Aside from brewing tea infusions and tinctures, here are some of my favorite ways to incorporate spring plants into my daily life:
Wild Greens Spring Salad
2 cups Spring mix or arugula
1 cup freshly harvested violet leaf and flower
1 cup freshly harvested chickweed
½ cup freshly harvested young dandelion leaves
Goat cheese crumbles to your liking
Salt & pepper
Drizzle of olive oil
Squirt of lemon
Add-in option, come June: Wild strawberries
Young Nettle Pesto
2 cups blanched young nettle leaves
⅓ cup walnuts
2 cloves garlic
3 tbs grated parmesan cheese
3 tbs olive oil
1 tsp salt
Juice of half a lemon
To blanch the nettles, use tongs to place fresh plant matter into boiling water for about 60 seconds. Remove from water, place on a clean dishtowel and squeeze out excess liquid.
Add ingredients to a food processor and blend until smooth
Violet Leaf Juice
4 cups freshly harvested violet leaves
2 cups water
Blend in vitamix and strain out plant matter.
Dandelion Head Fritters
1 cup freshly harvested dandelion heads
1 cup flour
1 cup milk
1 egg
Whisk flour, milk, and egg together in a bowl. Dip the dandelion heads in the mixture immediately after harvesting (the heads will close up if they aren’t used quickly). Fry in a pan with butter on medium heat until the batter turns golden brown. They are great on the spring green salad, or on their own dipped in your favorite sauce.

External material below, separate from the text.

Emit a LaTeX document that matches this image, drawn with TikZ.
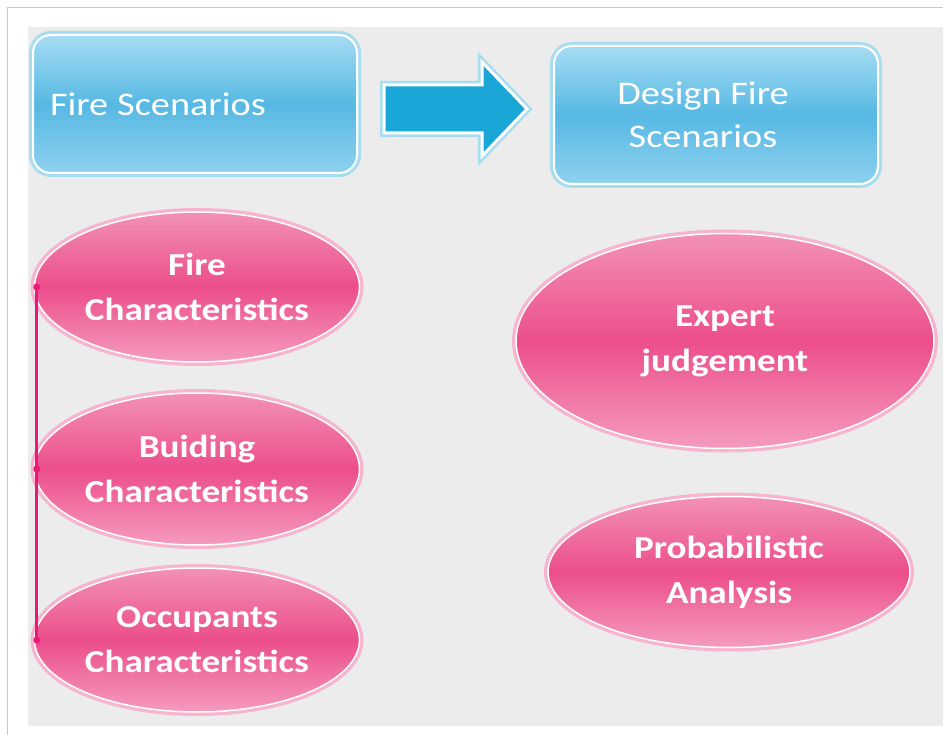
\documentclass[tikz,border=0pt]{standalone}
\usepackage{fontspec}
\setmainfont{Carlito}[FakeStretch=1.16]
\usetikzlibrary{shapes.geometric}
\definecolor{panel}{HTML}{ECECEC}
\definecolor{frameline}{HTML}{C8C8C8}
\definecolor{bluetop}{HTML}{A6DDF3}
\definecolor{bluemid}{HTML}{56B8E3}
\definecolor{bluebot}{HTML}{8FD1EF}
\definecolor{blueglow}{HTML}{A8DDF0}
\definecolor{arrowblue}{HTML}{1AA6D6}
\definecolor{pinktop}{HTML}{F291B5}
\definecolor{pinkmid}{HTML}{EC4E8B}
\definecolor{pinkbot}{HTML}{F59BBE}
\definecolor{pinkglow}{HTML}{F7B4CE}
\definecolor{spinecol}{HTML}{E8197A}
\tikzstyle{scenario} = [draw=white, line width=2pt, rounded corners=18pt, top color=bluetop, bottom color=bluebot, middle color=bluemid, minimum width=324pt, minimum height=138pt, text=white, font=\fontsize{33}{43}\selectfont, preaction={draw=blueglow, line width=8pt}]
\tikzstyle{factor} = [ellipse, draw=white, line width=1.5pt, top color=pinktop, bottom color=pinkbot, middle color=pinkmid, text=white, align=center, inner sep=0pt, font=\bfseries\fontsize{32}{45}\selectfont, preaction={draw=pinkglow, line width=8pt}]
\tikzstyle{goarrow} = [draw=white, line width=3pt, fill=arrowblue, line join=miter, preaction={draw=blueglow, line width=8pt}]
\tikzstyle{spine} = [draw=spinecol, line width=3pt]

\begin{document}
\begin{tikzpicture}[x=1pt, y=-1pt, node distance=180pt]
	\fill[white] (0,0) rectangle (943,735);
	\useasboundingbox (0,0) rectangle (943,735);
	\draw[frameline, line width=1pt] (7,735) -- (7,8) -- (943,8);
	\fill[panel] (28,27) rectangle (943,726);

	\node [scenario, text width=290pt, align=left] (scen) at (195,104) {Fire\hspace{-2pt} Scenarios};
	\node [scenario, align=center] (design) at (716,115) {\hspace*{-26pt}Design Fire\\\hspace*{-26pt}Scenarios};
	\draw [goarrow] (384,85) -- (482,85) -- (482,62) -- (527,109) -- (482,156) -- (482,133) -- (384,133) -- cycle;

	\node [factor, minimum width=325pt, minimum height=150pt] (fire) at (197,287) {Fire\\Characteristics};
	\node [factor, minimum width=325pt, minimum height=152pt, below of=fire, node distance=182pt] (bldg) {Buiding\\Characteristics};
	\node [factor, minimum width=325pt, minimum height=144pt, below of=bldg, node distance=171pt] (occ) {Occupants\\Characteristics};
	\node [factor, minimum width=418pt, minimum height=215pt] (expert) at (725,341) {Expert\\judgement};
	\node [factor, minimum width=362pt, minimum height=151pt] (prob) at (729,572) {Probabilistic\\Analysis};

	\draw [spine] ([xshift=3pt]fire.west) -- ([xshift=3pt]occ.west);
	\foreach \n in {fire,bldg,occ}
		\fill [spinecol] ([xshift=3pt]\n.west) circle (3.5pt);
\end{tikzpicture}
\end{document}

*A note on harvesting plants for consumption: make sure plants are grown away from areas that are sprayed with toxic chemicals or close to homes with lead paint where particles may still be absorbed into the soil where plants are growing
Other practices to support the liver as we move into spring include castor oil packs on the liver, finding healthy ways to express any anger (in TCM, the liver is the house of anger).